§ DATASET EXCERPT
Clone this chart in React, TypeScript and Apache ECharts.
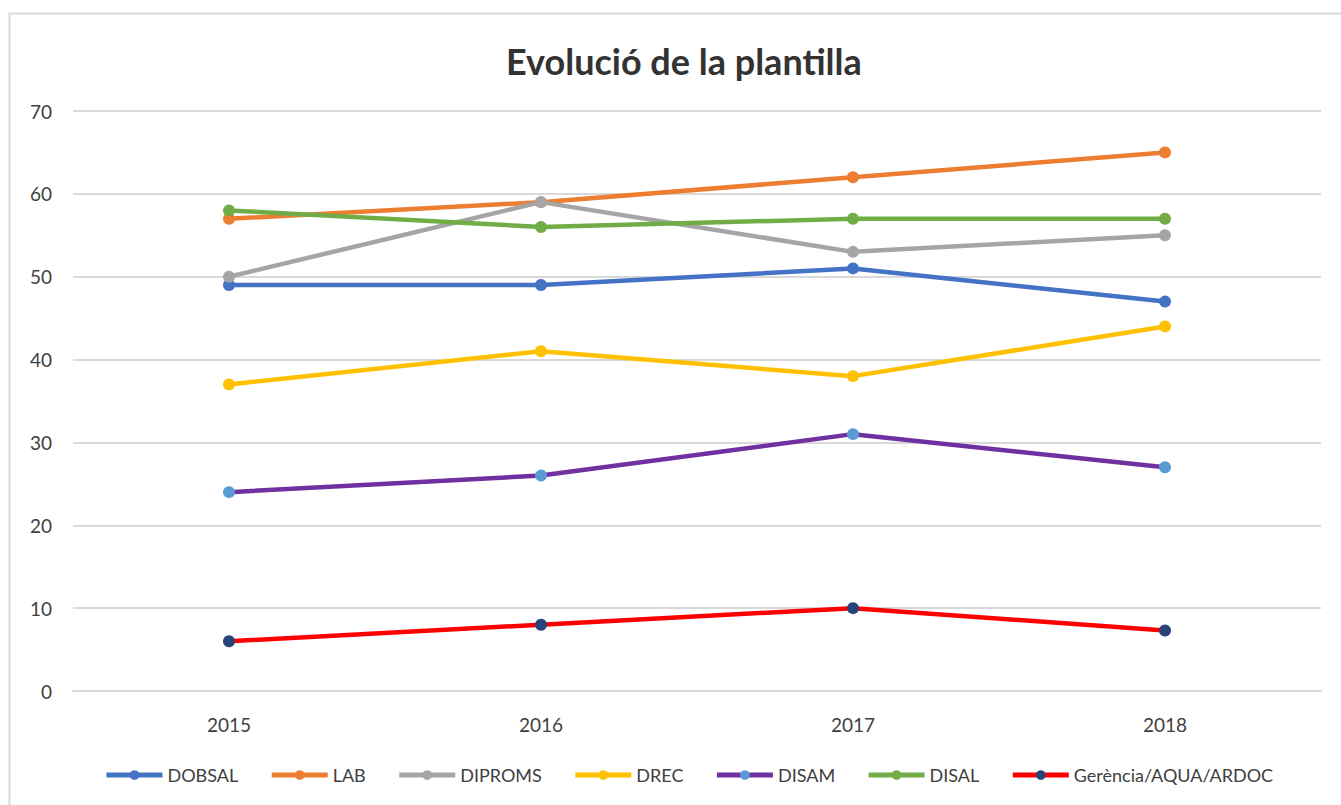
import React, { useEffect, useRef } from "react";
import * as echarts from "echarts";

const years = ["2015", "2016", "2017", "2018"];
const dobsal = [49, 49, 51, 47];
const lab = [57, 59, 62, 65];
const diproms = [50, 59, 53, 55];
const drec = [37, 41, 38, 44];
const disam = [24, 26, 31, 27];
const disal = [58, 56, 57, 57];
const gerencia = [6, 8, 10, 7.3];

const FONT = "Lato";

export default function App() {
  const ref = useRef<HTMLDivElement>(null);
  useEffect(() => {
    if (!ref.current) return;
    const chart = echarts.init(ref.current, null, { renderer: "svg" });
    const mk = (name: string, data: number[], line: string, marker: string) => ({
      name,
      type: "line",
      data,
      symbol: "circle",
      symbolSize: 12,
      lineStyle: { color: line, width: 4.5 },
      itemStyle: { color: marker },
      color: line,
    });
    chart.setOption({
      animation: false,
      backgroundColor: "#ffffff",
      textStyle: { fontFamily: FONT },
      title: {
        text: "Evolució de la plantilla",
        left: 501,
        top: 38,
        textStyle: { fontFamily: FONT, fontSize: 36, fontWeight: "bold", color: "#333333" },
      },
      graphic: [
        {
          type: "rect",
          shape: { x: 9.5, y: 13.5, width: 1340, height: 800 },
          style: { fill: "none", stroke: "#d9d9d9", lineWidth: 2 },
          silent: true,
        },
      ],
      grid: { left: 73, right: 20, top: 111, bottom: 114 },
      legend: {
        bottom: 16,
        left: 99,
        itemWidth: 56,
        itemHeight: 12,
        itemGap: 31,
        lineStyle: { width: 5 },
        textStyle: { fontFamily: FONT, fontSize: 18, color: "#404040" },
        data: ["DOBSAL", "LAB", "DIPROMS", "DREC", "DISAM", "DISAL", "Gerència/AQUA/ARDOC"],
      },
      xAxis: {
        type: "category",
        data: years,
        boundaryGap: true,
        axisLine: { show: true, lineStyle: { color: "#d9d9d9", width: 2 } },
        axisTick: { show: false },
        axisLabel: { color: "#404040", fontSize: 19, margin: 24, fontFamily: FONT },
      },
      yAxis: {
        type: "value",
        min: 0,
        max: 70,
        interval: 10,
        axisLine: { show: false },
        axisTick: { show: false },
        axisLabel: { color: "#404040", fontSize: 19, margin: 21, fontFamily: FONT },
        splitLine: { lineStyle: { color: "#d9d9d9", width: 2 } },
      },
      series: [
        mk("DOBSAL", dobsal, "#4472C4", "#4472C4"),
        mk("LAB", lab, "#ED7D31", "#ED7D31"),
        mk("DIPROMS", diproms, "#A5A5A5", "#A5A5A5"),
        mk("DREC", drec, "#FFC000", "#FFC000"),
        mk("DISAM", disam, "#7030A0", "#5B9BD5"),
        mk("DISAL", disal, "#70AD47", "#70AD47"),
        mk("Gerència/AQUA/ARDOC", gerencia, "#FF0000", "#264478"),
      ],
    });
    return () => chart.dispose();
  }, []);
  return (
    <div
      ref={ref}
      style={{ position: "absolute", left: 0, top: 0, width: 1341, height: 805 }}
    />
  );
}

§ WHAT NEEDS TO BE DONE
Only the lines from the top of the data through the line with "import * as" should be quoted, exactly and with both ends kept; skip the pictures.

§ RESULT OF THE EXERCISE
Clone this chart in React, TypeScript and Apache ECharts.
import React, { useEffect, useRef } from "react";
import * as echarts from "echarts";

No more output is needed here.